Весть об этом нападении скоро пришла и в Новгород, к Ярославу Всеволодовичу. Князь, узнавши об этом, нимало не медля, собрав всех, кто был под рукой, двинулся на разбойничье племя. Литовцы же спокойно плыли в насадах по реке Ловати и ничего дурного не подозревали.
У Муравьина Ярославу пришлось отпустить пехоту назад, потому что для нее недоставало хлеба, и продолжать путь с конной дружиной, чтобы не терять набранного темпа.
Всадники мчались, понукая коней. Торопились, спешили. Нагруженная награбленным скарбом литовская банда не должна была уйти безнаказанно. И не ушла!
Князь догнал литву в Торопецком княжестве.
Тут и произошел бой, в котором Ярослав покрошил в капусту незваных гостей. Была отбита вся добыча, а также захвачено три сотни коней.
Все, что было награблено непосильным трудом, вновь вернулось хозяевам.
Видимо, литовская рать не ожидала так скоро столкнуться с боевой дружиной Ярослава и новгородцами. Эта внезапность вкупе с ратным мастерством и решила исход дела. Побежденные бежали в леса, бросив все, что мешало им быстрее бежать: мечи, щиты и иное оружие. Правда, уйти удалось не всем, многих Ярославовы дружинники порубили. Видимо, оторваться сразу не удалось, а новгородцы, войдя в раж, преследовали убегающих, пока хватало сил. Чтобы знали накрепко — ходить на Русь стало опасно.

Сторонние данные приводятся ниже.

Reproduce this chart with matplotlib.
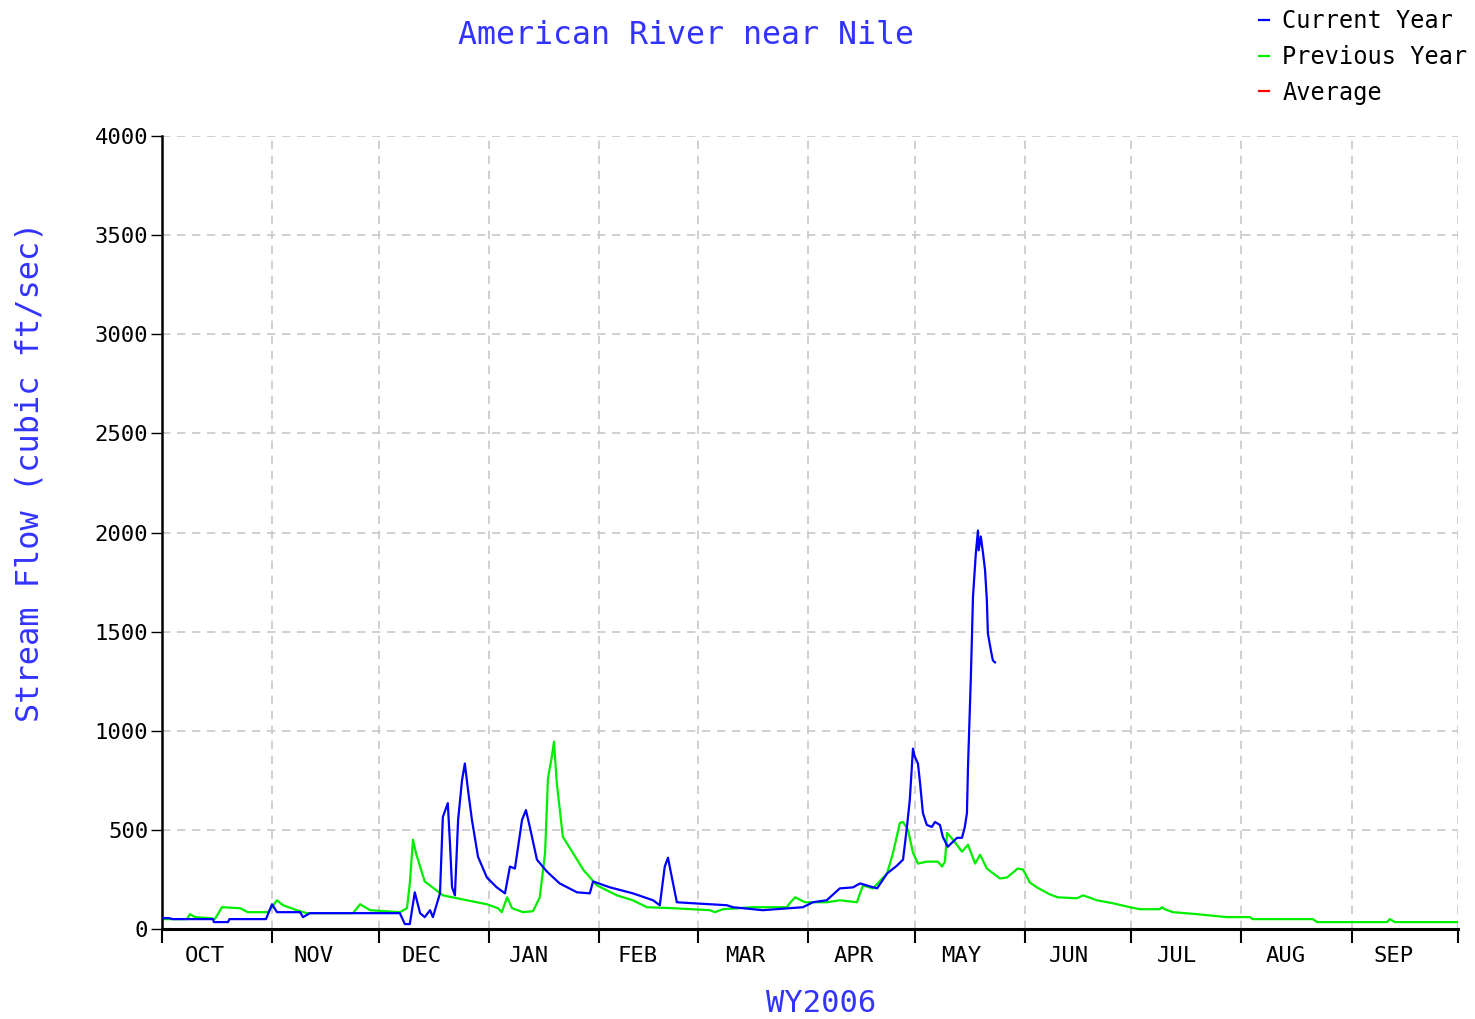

Про них так и сказано — «а инии ту костью падоша».
Потери русских были минимальны. «Новогородцов убито 10 мужей, Федор Яневич, сын тысяцкого, да щитник Гаврила Некутин, с другими» (В.Н. Татищев).
Ярослав записал на свой счет еще одну уверенную победу. Его имя в Новгородской земле звучало все чаще и все громче. Мало кто сейчас мог сравниться по воинскому умению с этим князем. Мало кто мог похвастаться такой отважной и проверенной в боях дружиной. А после битвы на Эмайге с крестоносцами мало нашлось бы желающих проверить свое воинское счастье во встрече на поле боя с Ярославом, князем Новгородским, защитником Земли Русской. Жаль одно. Ярослав Всеволодович, правитель, который первым смог объединить под своей рукой Северо-Восточную и Южную Русь, воитель, которого боялись крестоносцы и которого опасался сам Батый, до сих пор остается самым недооцененным русским князем.